Thursday, April 20, 2006

Taxing to social justice

In today's post, i would like to rebut a conversation i yesterday had with two of my friends on state paternalism.
Our particular topic of discussion was the state's right to limit smoking in public places. It is generally agreed that the damage done by smoking to one's health is a smokers own free choice. Excise tax is used to cover the costs incurred on health care system and simultaneously demotivate people from smoking by making it more expensive.
However, the case is more difficult with smoking in public places, say bars and pubs, where also non-smokers inhale the smoke and thus damage their health. This also increases the spending on healthcare, which rightheosly should not be carried by all taxpayers, including the ones staying at home or visiting non-smoking cafes. The response imposed by many governments around the world has been to ban smoking in public places altogether. But this rises the moral dilemma of restricting the rights of an individual (the smoker) for the benefit of society. After all the smoker has already compensated for his vice through excise tax, why should he pay for the passive smokers as well?
The socially correct outcome could be reached when we admit that it is the non-smoker's free choice to go to a bar where people smoke. It is his decesion to be a passive smoker, as no reasonable person could claim that he or she is forced to go there. But as this decision incures a cost on the society (through health damages), the person should cover these costs through a tax. Thus we should also tax passive smoking.
The way to do it would be through ticketing entrance to smoking bars or, more feasibly, by issuing taxed licenses according to the their turnover or size. This would firstly rise money for the health care costs of curing diseases resulting from passive smoking. But secondly, it would also give a cost advantage for non-smoking places, motivating non-smokers to convince their smoking friends to sit down in a smoke-free bar instead.
Implementing such system would not be difficult as well. Today all bars that sell alcohol need a licence and you do not find people drinking booze in cafes that don't have one.

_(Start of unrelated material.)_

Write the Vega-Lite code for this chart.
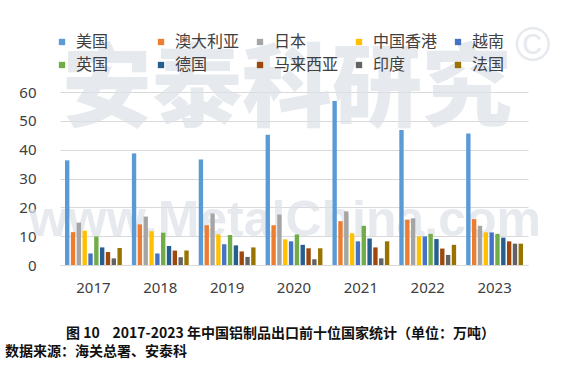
{
  "$schema": "https://vega.github.io/schema/vega-lite/v6.json",
  "width": 468,
  "height": 173,
  "autosize": "none",
  "padding": {"left": 60, "top": 92, "right": 36, "bottom": 107},
  "background": "white",
  "config": {
    "font": "Noto Sans CJK SC",
    "view": {"stroke": null},
    "axisX": {
      "bandPosition": 0.5,
      "labelAngle": 0,
      "labelFontSize": 15,
      "labelFont": "Noto Sans",
      "labelColor": "#404040",
      "labelPadding": 15,
      "ticks": false,
      "domain": true,
      "domainColor": "#d9d9d9",
      "domainWidth": 1,
      "titleFontSize": 14,
      "titleFontWeight": "bold",
      "titleColor": "#111111",
      "titleFont": "Noto Sans CJK SC",
      "titlePadding": 31,
      "titleX": 220,
      "grid": false
    },
    "axisY": {
      "labelOverlap": false,
      "domain": false,
      "ticks": false,
      "grid": true,
      "gridColor": "#d9d9d9",
      "gridWidth": 1,
      "labelFontSize": 15,
      "labelFont": "Noto Sans",
      "labelColor": "#404040",
      "labelPadding": 24
    },
    "legend": {
      "orient": "none",
      "legendX": -6,
      "legendY": -58,
      "padding": 0,
      "direction": "horizontal",
      "columns": 5,
      "gridAlign": "all",
      "columnPadding": 12,
      "rowPadding": 7,
      "symbolType": "square",
      "symbolSize": 40,
      "symbolStrokeWidth": 0,
      "labelFontSize": 16,
      "labelOffset": 6,
      "labelColor": "#404040",
      "labelFont": "Noto Sans CJK SC",
      "labelLimit": 200
    }
  },
  "title": {
    "text": "数据来源：海关总署、安泰科",
    "orient": "bottom",
    "anchor": "start",
    "frame": "group",
    "dx": -55,
    "offset": 5,
    "fontSize": 14,
    "fontWeight": "bold",
    "color": "#111111",
    "font": "Noto Sans CJK SC"
  },
  "datasets": {
    "exports": [
      {"year": "2017", "country": "美国", "value": 36.3},
      {"year": "2017", "country": "澳大利亚", "value": 11.4},
      {"year": "2017", "country": "日本", "value": 14.7},
      {"year": "2017", "country": "中国香港", "value": 11.9},
      {"year": "2017", "country": "越南", "value": 4.0},
      {"year": "2017", "country": "英国", "value": 9.9},
      {"year": "2017", "country": "德国", "value": 6.1},
      {"year": "2017", "country": "马来西亚", "value": 4.5},
      {"year": "2017", "country": "印度", "value": 2.3},
      {"year": "2017", "country": "法国", "value": 5.9},
      {"year": "2018", "country": "美国", "value": 38.7},
      {"year": "2018", "country": "澳大利亚", "value": 14.1},
      {"year": "2018", "country": "日本", "value": 16.8},
      {"year": "2018", "country": "中国香港", "value": 11.7},
      {"year": "2018", "country": "越南", "value": 4.0},
      {"year": "2018", "country": "英国", "value": 11.2},
      {"year": "2018", "country": "德国", "value": 6.6},
      {"year": "2018", "country": "马来西亚", "value": 5.0},
      {"year": "2018", "country": "印度", "value": 2.7},
      {"year": "2018", "country": "法国", "value": 5.0},
      {"year": "2019", "country": "美国", "value": 36.6},
      {"year": "2019", "country": "澳大利亚", "value": 13.8},
      {"year": "2019", "country": "日本", "value": 17.9},
      {"year": "2019", "country": "中国香港", "value": 10.6},
      {"year": "2019", "country": "越南", "value": 7.2},
      {"year": "2019", "country": "英国", "value": 10.4},
      {"year": "2019", "country": "德国", "value": 6.8},
      {"year": "2019", "country": "马来西亚", "value": 4.7},
      {"year": "2019", "country": "印度", "value": 2.8},
      {"year": "2019", "country": "法国", "value": 6.1},
      {"year": "2020", "country": "美国", "value": 45.2},
      {"year": "2020", "country": "澳大利亚", "value": 13.8},
      {"year": "2020", "country": "日本", "value": 17.5},
      {"year": "2020", "country": "中国香港", "value": 8.9},
      {"year": "2020", "country": "越南", "value": 8.2},
      {"year": "2020", "country": "英国", "value": 10.6},
      {"year": "2020", "country": "德国", "value": 7.0},
      {"year": "2020", "country": "马来西亚", "value": 5.8},
      {"year": "2020", "country": "印度", "value": 2.0},
      {"year": "2020", "country": "法国", "value": 5.8},
      {"year": "2021", "country": "美国", "value": 56.9},
      {"year": "2021", "country": "澳大利亚", "value": 15.2},
      {"year": "2021", "country": "日本", "value": 18.6},
      {"year": "2021", "country": "中国香港", "value": 11.0},
      {"year": "2021", "country": "越南", "value": 8.2},
      {"year": "2021", "country": "英国", "value": 13.6},
      {"year": "2021", "country": "德国", "value": 9.2},
      {"year": "2021", "country": "马来西亚", "value": 6.1},
      {"year": "2021", "country": "印度", "value": 2.3},
      {"year": "2021", "country": "法国", "value": 8.2},
      {"year": "2022", "country": "美国", "value": 46.8},
      {"year": "2022", "country": "澳大利亚", "value": 15.7},
      {"year": "2022", "country": "日本", "value": 16.2},
      {"year": "2022", "country": "中国香港", "value": 9.9},
      {"year": "2022", "country": "越南", "value": 9.9},
      {"year": "2022", "country": "英国", "value": 10.8},
      {"year": "2022", "country": "德国", "value": 9.0},
      {"year": "2022", "country": "马来西亚", "value": 5.7},
      {"year": "2022", "country": "印度", "value": 3.5},
      {"year": "2022", "country": "法国", "value": 7.0},
      {"year": "2023", "country": "美国", "value": 45.6},
      {"year": "2023", "country": "澳大利亚", "value": 15.9},
      {"year": "2023", "country": "日本", "value": 13.6},
      {"year": "2023", "country": "中国香港", "value": 11.3},
      {"year": "2023", "country": "越南", "value": 11.3},
      {"year": "2023", "country": "英国", "value": 10.8},
      {"year": "2023", "country": "德国", "value": 9.5},
      {"year": "2023", "country": "马来西亚", "value": 8.2},
      {"year": "2023", "country": "印度", "value": 7.4},
      {"year": "2023", "country": "法国", "value": 7.4}
    ],
    "wm1": [{"t": "安泰科研究"}],
    "wm2": [{"t": "www.MetalChina.com"}],
    "wm3": [{"t": "©"}]
  },
  "layer": [
    {
      "data": {"name": "wm1"},
      "mark": {"type": "text", "fontSize": 90, "fontWeight": 900, "font": "Noto Sans CJK SC", "color": "#dce1e7", "opacity": 0.7, "baseline": "middle", "align": "center", "dx": -7},
      "encoding": {
        "text": {"field": "t"},
        "x": {"datum": "2020", "type": "nominal", "axis": {"title": "图 10\u00a0\u00a0\u00a0\u00a02017-2023 年中国铝制品出口前十位国家统计（单位：万吨）"}},
        "y": {"datum": 60, "type": "quantitative", "axis": {"values": [0, 10, 20, 30, 40, 50, 60], "title": null}}
      }
    },
    {
      "data": {"name": "wm2"},
      "mark": {"type": "text", "fontSize": 50, "fontWeight": "bold", "font": "Liberation Sans", "color": "#dce1e7", "opacity": 0.7, "baseline": "alphabetic", "align": "center", "dx": -9},
      "encoding": {
        "text": {"field": "t"},
        "x": {"datum": "2020", "type": "nominal", "axis": {"title": "图 10\u00a0\u00a0\u00a0\u00a02017-2023 年中国铝制品出口前十位国家统计（单位：万吨）"}},
        "y": {"datum": 10, "type": "quantitative", "axis": {"values": [0, 10, 20, 30, 40, 50, 60], "title": null}}
      }
    },
    {
      "data": {"name": "wm3"},
      "mark": {"type": "text", "fontSize": 48, "font": "Liberation Sans", "color": "#dce1e7", "opacity": 0.7, "baseline": "middle", "align": "center", "dx": 38},
      "encoding": {
        "text": {"field": "t"},
        "x": {"datum": "2023", "type": "nominal", "axis": {"title": "图 10\u00a0\u00a0\u00a0\u00a02017-2023 年中国铝制品出口前十位国家统计（单位：万吨）"}},
        "y": {"datum": 75.7, "type": "quantitative", "axis": {"values": [0, 10, 20, 30, 40, 50, 60], "title": null}}
      }
    },
    {
      "data": {"name": "exports"},
      "mark": {"type": "bar"},
      "encoding": {
        "x": {
          "field": "year",
          "type": "nominal",
          "scale": {"paddingInner": 0.15, "paddingOuter": 0.075},
          "axis": {"title": "图 10\u00a0\u00a0\u00a0\u00a02017-2023 年中国铝制品出口前十位国家统计（单位：万吨）"}
        },
        "xOffset": {
          "field": "country",
          "type": "nominal",
          "sort": ["美国", "澳大利亚", "日本", "中国香港", "越南", "英国", "德国", "马来西亚", "印度", "法国"],
          "scale": {"paddingInner": 0.25, "paddingOuter": 0}
        },
        "y": {
          "field": "value",
          "type": "quantitative",
          "scale": {"domain": [0, 60]},
          "axis": {"values": [0, 10, 20, 30, 40, 50, 60], "title": null}
        },
        "color": {
          "field": "country",
          "type": "nominal",
          "sort": ["美国", "澳大利亚", "日本", "中国香港", "越南", "英国", "德国", "马来西亚", "印度", "法国"],
          "scale": {
            "domain": ["美国", "澳大利亚", "日本", "中国香港", "越南", "英国", "德国", "马来西亚", "印度", "法国"],
            "range": ["#5B9BD5", "#ED7D31", "#A5A5A5", "#FFC000", "#4472C4", "#70AD47", "#255E91", "#9E480E", "#636363", "#997300"]
          },
          "legend": {"title": null}
        }
      }
    }
  ]
}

Similarly, as smoking in a smoke-free cafe would result in high penalty or closure of the business as well as lost customers (who after all despise smoking), smoking would not be tolerated in places that do not pay for the license.
So here as everywhere, people should be made to pay for all the costs they incur to society, but they should be left free to decide what is best for them.

1 comment:

Kajar said...

I understand that the main point of banning smoking in public places is not the health of bystanders (then we should ban smoking in the street as well), but the health of the people working in those places, who don't really have a choice.